The entries below are to be transcribed in full, without their images.

__________________________________________________

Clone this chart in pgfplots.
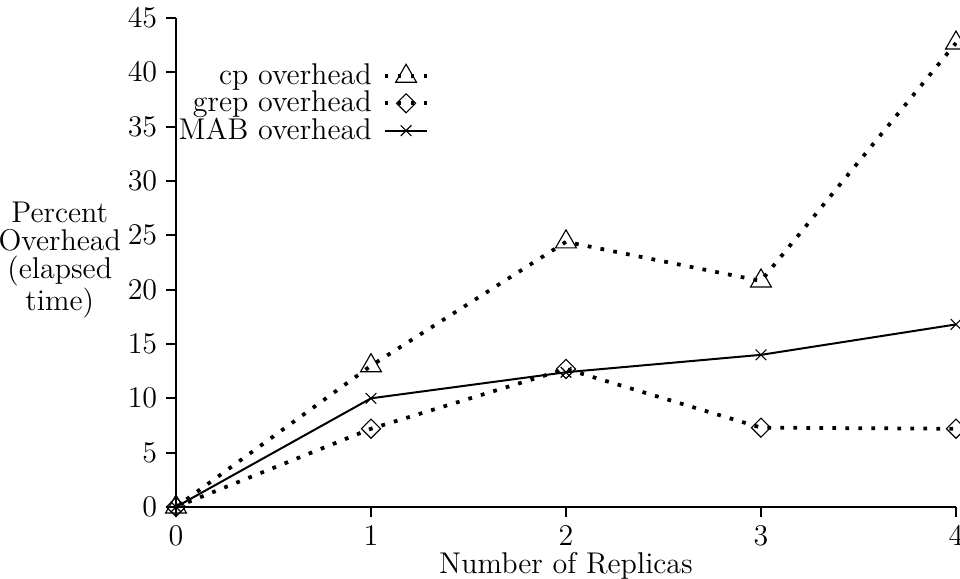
\documentclass[border=0pt]{standalone}
\usepackage{pgfplots}
\pgfplotsset{compat=1.18}
\begin{document}
\begin{tikzpicture}
\begin{axis}[
    width=312pt, height=195.6pt, scale only axis,
    xmin=0, xmax=4, ymin=0, ymax=45,
    axis x line=bottom, axis y line=left,
    axis line style={-, line width=0.8pt},
    xtick={0,1,2,3,4}, ytick={0,5,...,45},
    tick align=outside, major tick length=4pt,
    tick style={line width=0.8pt, black},
    font=\large,
    clip=false,
    xlabel={Number of Replicas},
    xlabel style={inner sep=1pt, yshift=1.5pt},
    ylabel={Percent\\Overhead\\(elapsed\\time)},
    every axis y label/.style={at={(axis description cs:-0.149,0.505)}, anchor=center, align=center,
        font=\fontsize{12}{11.2}\selectfont},
    legend plot pos=right,
    legend cell align=right,
    legend style={draw=none, fill=none, at={(axis description cs:0.335,0.925)}, anchor=north east,
        font=\large, row sep=-2pt, column sep=3pt, nodes={inner sep=1.5pt}},
    dotline/.style={black, line width=1.5pt, dash pattern=on 1.5pt off 3.7pt},
]

\addplot[dotline, mark=triangle, mark size=4.8pt, mark options={solid, line width=0.45pt}]
  coordinates {(0,0) (1,13.0) (2,24.4) (3,20.8) (4,42.7)};
\addplot[dotline, mark=square, mark size=2.7pt, mark options={solid, rotate=45, line width=0.45pt}]
  coordinates {(0,0) (1,7.2) (2,12.7) (3,7.3) (4,7.2)};
\addplot[black, line width=0.8pt, mark=x, mark size=3pt, mark options={solid, line width=0.45pt}]
  coordinates {(0,0) (1,10.0) (2,12.4) (3,14.0) (4,16.8)};

\legend{cp overhead, grep overhead, MAB overhead}
\end{axis}
\pgfresetboundingbox
\path (-70.4pt,-28.8pt) rectangle (313.6pt,202.8pt);
\end{tikzpicture}
\end{document}
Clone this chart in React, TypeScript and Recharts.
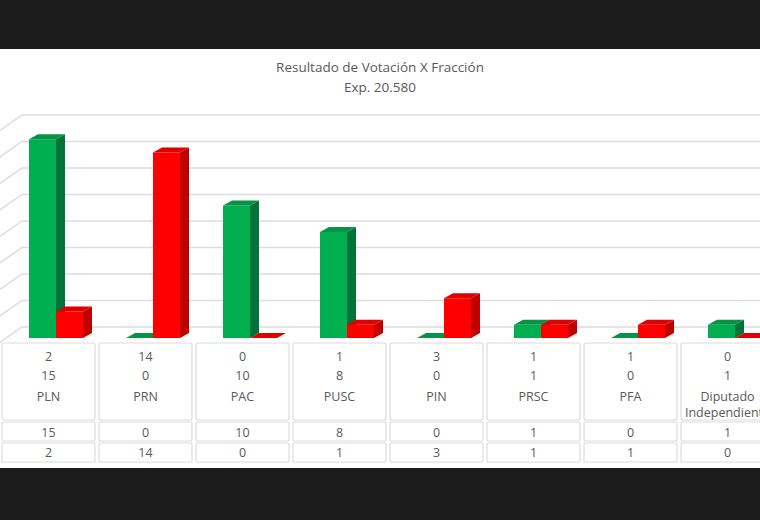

__________________________________________________

Answer to the problem —
Clone this chart in pgfplots.
\documentclass[border=0pt]{standalone}
\usepackage{pgfplots}
\pgfplotsset{compat=1.18}
\begin{document}
\begin{tikzpicture}
\begin{axis}[
    width=312pt, height=195.6pt, scale only axis,
    xmin=0, xmax=4, ymin=0, ymax=45,
    axis x line=bottom, axis y line=left,
    axis line style={-, line width=0.8pt},
    xtick={0,1,2,3,4}, ytick={0,5,...,45},
    tick align=outside, major tick length=4pt,
    tick style={line width=0.8pt, black},
    font=\large,
    clip=false,
    xlabel={Number of Replicas},
    xlabel style={inner sep=1pt, yshift=1.5pt},
    ylabel={Percent\\Overhead\\(elapsed\\time)},
    every axis y label/.style={at={(axis description cs:-0.149,0.505)}, anchor=center, align=center,
        font=\fontsize{12}{11.2}\selectfont},
    legend plot pos=right,
    legend cell align=right,
    legend style={draw=none, fill=none, at={(axis description cs:0.335,0.925)}, anchor=north east,
        font=\large, row sep=-2pt, column sep=3pt, nodes={inner sep=1.5pt}},
    dotline/.style={black, line width=1.5pt, dash pattern=on 1.5pt off 3.7pt},
]

\addplot[dotline, mark=triangle, mark size=4.8pt, mark options={solid, line width=0.45pt}]
  coordinates {(0,0) (1,13.0) (2,24.4) (3,20.8) (4,42.7)};
\addplot[dotline, mark=square, mark size=2.7pt, mark options={solid, rotate=45, line width=0.45pt}]
  coordinates {(0,0) (1,7.2) (2,12.7) (3,7.3) (4,7.2)};
\addplot[black, line width=0.8pt, mark=x, mark size=3pt, mark options={solid, line width=0.45pt}]
  coordinates {(0,0) (1,10.0) (2,12.4) (3,14.0) (4,16.8)};

\legend{cp overhead, grep overhead, MAB overhead}
\end{axis}
\pgfresetboundingbox
\path (-70.4pt,-28.8pt) rectangle (313.6pt,202.8pt);
\end{tikzpicture}
\end{document}
Clone this chart in React, TypeScript and Recharts.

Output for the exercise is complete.